> _Stated goal_
Everything from the line with "Reproduce this chart" through the line with "const ticks24 = [0, 20, 40, 60, 80, 100];", inclusive, should be repeated exactly, except the pictures.
• • • • •
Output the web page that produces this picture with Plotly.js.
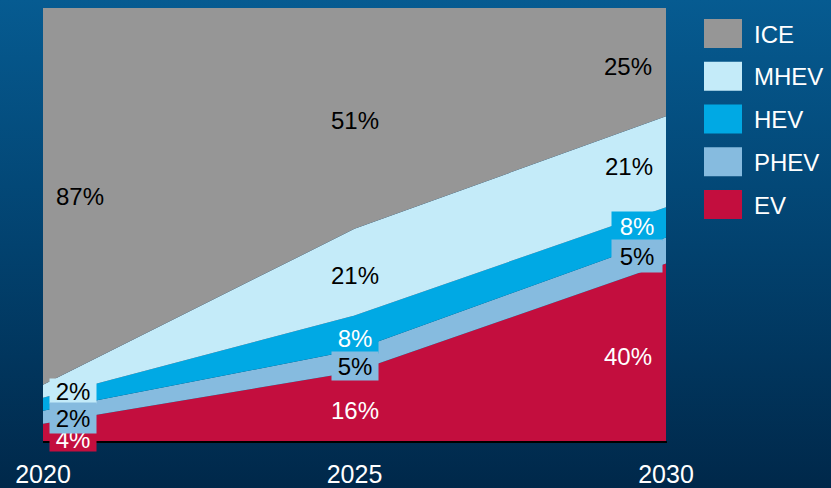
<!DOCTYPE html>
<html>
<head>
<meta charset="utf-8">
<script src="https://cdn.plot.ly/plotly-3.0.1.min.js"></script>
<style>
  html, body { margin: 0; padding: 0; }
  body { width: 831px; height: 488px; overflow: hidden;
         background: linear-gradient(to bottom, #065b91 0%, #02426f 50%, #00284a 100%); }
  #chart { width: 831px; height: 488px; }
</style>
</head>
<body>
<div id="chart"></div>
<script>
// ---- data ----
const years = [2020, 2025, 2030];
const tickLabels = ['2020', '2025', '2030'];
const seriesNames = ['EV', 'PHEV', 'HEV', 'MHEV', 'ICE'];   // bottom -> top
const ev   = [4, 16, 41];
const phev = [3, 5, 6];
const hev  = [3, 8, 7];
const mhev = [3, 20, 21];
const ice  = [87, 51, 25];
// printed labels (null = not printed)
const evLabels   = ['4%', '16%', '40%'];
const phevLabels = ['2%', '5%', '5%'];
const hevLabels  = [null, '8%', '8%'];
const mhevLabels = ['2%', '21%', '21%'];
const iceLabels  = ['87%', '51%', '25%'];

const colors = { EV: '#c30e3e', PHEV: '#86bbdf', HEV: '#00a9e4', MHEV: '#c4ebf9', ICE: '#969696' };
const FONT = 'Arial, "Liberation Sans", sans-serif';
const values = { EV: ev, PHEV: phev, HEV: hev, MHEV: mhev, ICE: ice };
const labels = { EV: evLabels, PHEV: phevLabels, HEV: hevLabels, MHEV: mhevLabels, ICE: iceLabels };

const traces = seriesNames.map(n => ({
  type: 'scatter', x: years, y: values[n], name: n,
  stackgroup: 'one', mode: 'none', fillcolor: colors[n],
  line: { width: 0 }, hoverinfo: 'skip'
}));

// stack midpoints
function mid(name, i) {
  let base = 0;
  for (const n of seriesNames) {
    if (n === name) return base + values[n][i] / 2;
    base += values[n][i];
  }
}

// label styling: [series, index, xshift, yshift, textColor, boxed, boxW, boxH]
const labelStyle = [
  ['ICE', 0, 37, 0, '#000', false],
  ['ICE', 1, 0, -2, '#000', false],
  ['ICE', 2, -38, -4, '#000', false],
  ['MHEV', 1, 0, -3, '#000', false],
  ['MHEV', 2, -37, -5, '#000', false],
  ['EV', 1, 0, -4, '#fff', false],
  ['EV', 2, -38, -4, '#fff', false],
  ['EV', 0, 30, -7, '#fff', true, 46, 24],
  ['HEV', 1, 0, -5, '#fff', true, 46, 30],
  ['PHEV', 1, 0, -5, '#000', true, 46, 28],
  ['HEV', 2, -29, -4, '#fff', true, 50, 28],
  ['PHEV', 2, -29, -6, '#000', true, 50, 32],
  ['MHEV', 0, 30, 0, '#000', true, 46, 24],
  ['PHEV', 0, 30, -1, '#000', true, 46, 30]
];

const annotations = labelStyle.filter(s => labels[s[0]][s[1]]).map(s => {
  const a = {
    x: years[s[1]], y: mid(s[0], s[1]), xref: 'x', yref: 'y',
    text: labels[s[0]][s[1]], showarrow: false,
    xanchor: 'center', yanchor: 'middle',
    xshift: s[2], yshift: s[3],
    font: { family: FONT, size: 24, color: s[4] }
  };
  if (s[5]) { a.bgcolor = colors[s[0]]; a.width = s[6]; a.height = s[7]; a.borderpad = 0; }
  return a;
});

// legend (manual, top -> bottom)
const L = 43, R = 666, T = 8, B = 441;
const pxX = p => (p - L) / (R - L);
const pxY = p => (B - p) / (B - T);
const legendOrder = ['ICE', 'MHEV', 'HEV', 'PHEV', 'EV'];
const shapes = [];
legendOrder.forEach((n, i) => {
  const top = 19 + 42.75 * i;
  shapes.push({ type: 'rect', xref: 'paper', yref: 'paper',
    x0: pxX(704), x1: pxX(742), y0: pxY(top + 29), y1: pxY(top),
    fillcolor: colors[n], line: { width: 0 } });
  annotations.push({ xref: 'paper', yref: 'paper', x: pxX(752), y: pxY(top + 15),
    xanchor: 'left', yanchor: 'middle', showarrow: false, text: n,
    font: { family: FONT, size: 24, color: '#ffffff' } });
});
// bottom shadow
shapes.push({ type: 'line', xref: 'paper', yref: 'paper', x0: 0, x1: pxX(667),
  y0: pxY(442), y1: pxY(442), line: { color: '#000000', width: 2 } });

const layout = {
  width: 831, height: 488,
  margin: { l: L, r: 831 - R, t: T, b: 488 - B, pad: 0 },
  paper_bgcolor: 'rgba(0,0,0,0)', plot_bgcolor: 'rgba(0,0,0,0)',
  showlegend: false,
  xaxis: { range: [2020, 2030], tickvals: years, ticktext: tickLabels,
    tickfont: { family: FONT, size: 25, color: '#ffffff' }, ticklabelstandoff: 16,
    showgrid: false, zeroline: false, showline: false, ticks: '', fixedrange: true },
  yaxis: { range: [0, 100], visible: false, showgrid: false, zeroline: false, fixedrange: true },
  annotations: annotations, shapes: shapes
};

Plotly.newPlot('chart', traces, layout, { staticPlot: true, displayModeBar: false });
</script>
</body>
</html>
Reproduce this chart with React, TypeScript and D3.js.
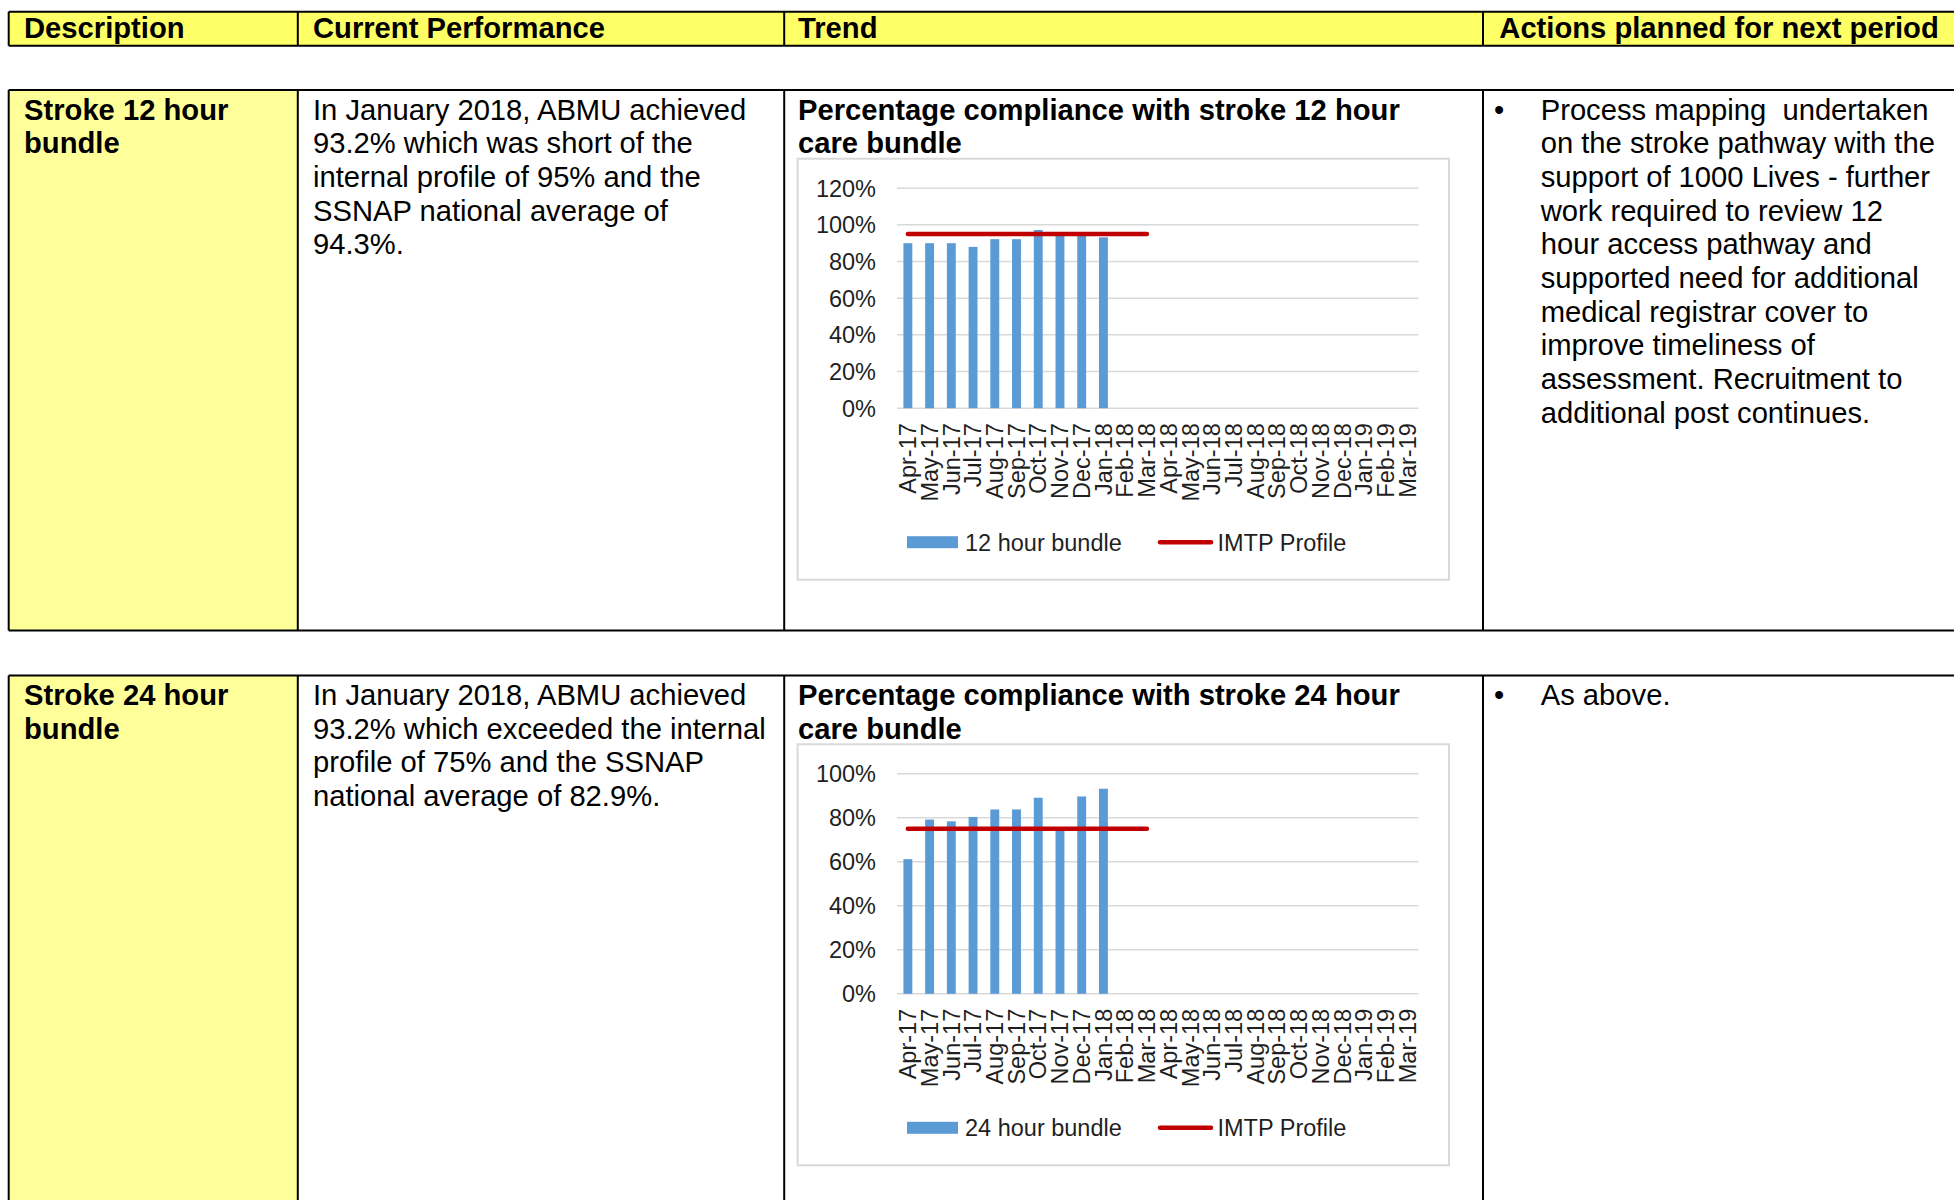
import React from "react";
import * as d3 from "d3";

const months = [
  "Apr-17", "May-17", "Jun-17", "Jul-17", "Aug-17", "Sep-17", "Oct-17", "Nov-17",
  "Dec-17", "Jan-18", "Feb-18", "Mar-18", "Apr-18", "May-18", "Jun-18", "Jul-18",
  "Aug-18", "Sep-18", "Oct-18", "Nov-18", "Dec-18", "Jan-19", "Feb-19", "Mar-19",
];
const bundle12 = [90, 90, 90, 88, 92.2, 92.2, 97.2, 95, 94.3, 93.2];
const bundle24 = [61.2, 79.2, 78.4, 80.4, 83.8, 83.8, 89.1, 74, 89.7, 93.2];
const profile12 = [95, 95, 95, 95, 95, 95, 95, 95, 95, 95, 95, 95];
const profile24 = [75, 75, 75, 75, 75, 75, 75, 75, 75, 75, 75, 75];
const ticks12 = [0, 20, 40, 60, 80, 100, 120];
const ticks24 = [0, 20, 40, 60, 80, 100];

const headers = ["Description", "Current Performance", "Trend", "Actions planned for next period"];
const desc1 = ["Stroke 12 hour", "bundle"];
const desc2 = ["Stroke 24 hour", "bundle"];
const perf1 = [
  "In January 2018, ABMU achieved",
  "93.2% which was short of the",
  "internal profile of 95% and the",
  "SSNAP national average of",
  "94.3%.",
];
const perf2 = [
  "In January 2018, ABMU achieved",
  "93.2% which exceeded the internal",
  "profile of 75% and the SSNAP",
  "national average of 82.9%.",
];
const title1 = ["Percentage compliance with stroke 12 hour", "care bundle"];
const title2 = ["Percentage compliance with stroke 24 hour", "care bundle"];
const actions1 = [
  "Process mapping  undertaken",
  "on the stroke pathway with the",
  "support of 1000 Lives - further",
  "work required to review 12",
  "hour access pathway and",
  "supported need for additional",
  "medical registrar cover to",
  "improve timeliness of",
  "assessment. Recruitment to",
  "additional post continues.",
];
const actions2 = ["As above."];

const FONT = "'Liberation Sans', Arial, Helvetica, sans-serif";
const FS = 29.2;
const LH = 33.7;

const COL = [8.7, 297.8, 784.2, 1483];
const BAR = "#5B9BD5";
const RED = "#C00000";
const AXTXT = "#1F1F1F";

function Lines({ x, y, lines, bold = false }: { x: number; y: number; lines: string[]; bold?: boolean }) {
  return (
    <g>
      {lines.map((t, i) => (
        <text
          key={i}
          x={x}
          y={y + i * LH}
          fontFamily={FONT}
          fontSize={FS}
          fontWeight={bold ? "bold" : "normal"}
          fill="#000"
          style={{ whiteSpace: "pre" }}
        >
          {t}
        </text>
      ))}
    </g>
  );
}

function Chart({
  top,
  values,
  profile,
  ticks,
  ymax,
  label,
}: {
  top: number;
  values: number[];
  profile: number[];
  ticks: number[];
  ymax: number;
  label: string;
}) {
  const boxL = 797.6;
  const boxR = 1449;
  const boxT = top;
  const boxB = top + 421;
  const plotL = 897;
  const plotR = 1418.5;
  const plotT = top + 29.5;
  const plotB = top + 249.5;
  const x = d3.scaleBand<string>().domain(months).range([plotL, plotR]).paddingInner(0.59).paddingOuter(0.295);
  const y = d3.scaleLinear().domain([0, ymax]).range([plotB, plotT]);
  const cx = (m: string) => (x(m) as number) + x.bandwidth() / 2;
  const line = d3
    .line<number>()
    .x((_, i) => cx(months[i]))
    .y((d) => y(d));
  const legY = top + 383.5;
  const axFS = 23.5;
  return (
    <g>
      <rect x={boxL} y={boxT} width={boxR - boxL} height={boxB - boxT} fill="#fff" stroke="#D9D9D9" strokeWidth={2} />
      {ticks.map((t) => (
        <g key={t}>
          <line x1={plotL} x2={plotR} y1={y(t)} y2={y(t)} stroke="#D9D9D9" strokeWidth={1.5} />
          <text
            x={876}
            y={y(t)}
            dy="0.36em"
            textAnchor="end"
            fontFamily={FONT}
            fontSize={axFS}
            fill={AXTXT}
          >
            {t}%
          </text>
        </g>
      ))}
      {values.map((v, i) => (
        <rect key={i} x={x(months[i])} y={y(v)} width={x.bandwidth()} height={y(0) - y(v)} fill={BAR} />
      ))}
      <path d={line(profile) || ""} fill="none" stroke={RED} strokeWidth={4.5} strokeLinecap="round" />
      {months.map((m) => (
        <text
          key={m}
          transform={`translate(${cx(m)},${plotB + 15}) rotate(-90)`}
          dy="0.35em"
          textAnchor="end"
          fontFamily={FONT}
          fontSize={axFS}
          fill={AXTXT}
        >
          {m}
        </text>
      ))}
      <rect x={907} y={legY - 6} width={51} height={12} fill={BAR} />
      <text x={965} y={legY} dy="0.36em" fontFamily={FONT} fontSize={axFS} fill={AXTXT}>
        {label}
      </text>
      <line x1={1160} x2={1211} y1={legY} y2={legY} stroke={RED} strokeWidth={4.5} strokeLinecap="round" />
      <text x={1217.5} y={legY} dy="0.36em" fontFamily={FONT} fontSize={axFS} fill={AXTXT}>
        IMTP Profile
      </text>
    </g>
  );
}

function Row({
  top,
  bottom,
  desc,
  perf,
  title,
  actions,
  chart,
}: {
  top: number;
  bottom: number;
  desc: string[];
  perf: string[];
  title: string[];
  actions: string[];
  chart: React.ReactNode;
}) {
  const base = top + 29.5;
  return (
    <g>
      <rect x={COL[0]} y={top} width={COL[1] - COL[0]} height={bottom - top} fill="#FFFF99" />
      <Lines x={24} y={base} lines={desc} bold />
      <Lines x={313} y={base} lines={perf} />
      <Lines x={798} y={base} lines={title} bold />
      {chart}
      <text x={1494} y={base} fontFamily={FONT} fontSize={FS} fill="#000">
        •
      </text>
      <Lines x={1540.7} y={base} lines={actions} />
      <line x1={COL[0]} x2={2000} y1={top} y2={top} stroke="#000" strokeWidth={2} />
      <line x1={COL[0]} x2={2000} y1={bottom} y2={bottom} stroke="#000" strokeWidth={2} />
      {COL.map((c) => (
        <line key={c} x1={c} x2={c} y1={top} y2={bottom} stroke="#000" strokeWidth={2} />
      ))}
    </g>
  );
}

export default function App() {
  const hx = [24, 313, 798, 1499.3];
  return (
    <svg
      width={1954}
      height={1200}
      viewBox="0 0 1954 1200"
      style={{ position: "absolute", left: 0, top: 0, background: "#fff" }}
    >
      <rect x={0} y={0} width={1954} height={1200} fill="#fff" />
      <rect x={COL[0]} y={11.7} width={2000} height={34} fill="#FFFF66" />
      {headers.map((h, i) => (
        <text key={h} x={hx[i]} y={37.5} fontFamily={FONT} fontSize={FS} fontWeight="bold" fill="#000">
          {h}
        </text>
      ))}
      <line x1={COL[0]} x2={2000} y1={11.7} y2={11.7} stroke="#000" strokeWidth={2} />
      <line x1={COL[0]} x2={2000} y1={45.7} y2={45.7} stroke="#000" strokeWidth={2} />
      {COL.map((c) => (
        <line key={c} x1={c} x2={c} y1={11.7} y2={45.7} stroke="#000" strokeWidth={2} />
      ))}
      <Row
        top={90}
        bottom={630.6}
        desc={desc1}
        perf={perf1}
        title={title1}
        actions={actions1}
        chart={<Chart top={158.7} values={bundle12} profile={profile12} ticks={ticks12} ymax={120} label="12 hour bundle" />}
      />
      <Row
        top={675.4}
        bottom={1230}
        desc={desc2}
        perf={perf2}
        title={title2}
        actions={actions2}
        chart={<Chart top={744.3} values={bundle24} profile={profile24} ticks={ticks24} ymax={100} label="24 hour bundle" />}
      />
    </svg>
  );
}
• • • • •
> _The result_
Reproduce this chart with React, TypeScript and D3.js.
import React from "react";
import * as d3 from "d3";

const months = [
  "Apr-17", "May-17", "Jun-17", "Jul-17", "Aug-17", "Sep-17", "Oct-17", "Nov-17",
  "Dec-17", "Jan-18", "Feb-18", "Mar-18", "Apr-18", "May-18", "Jun-18", "Jul-18",
  "Aug-18", "Sep-18", "Oct-18", "Nov-18", "Dec-18", "Jan-19", "Feb-19", "Mar-19",
];
const bundle12 = [90, 90, 90, 88, 92.2, 92.2, 97.2, 95, 94.3, 93.2];
const bundle24 = [61.2, 79.2, 78.4, 80.4, 83.8, 83.8, 89.1, 74, 89.7, 93.2];
const profile12 = [95, 95, 95, 95, 95, 95, 95, 95, 95, 95, 95, 95];
const profile24 = [75, 75, 75, 75, 75, 75, 75, 75, 75, 75, 75, 75];
const ticks12 = [0, 20, 40, 60, 80, 100, 120];
const ticks24 = [0, 20, 40, 60, 80, 100];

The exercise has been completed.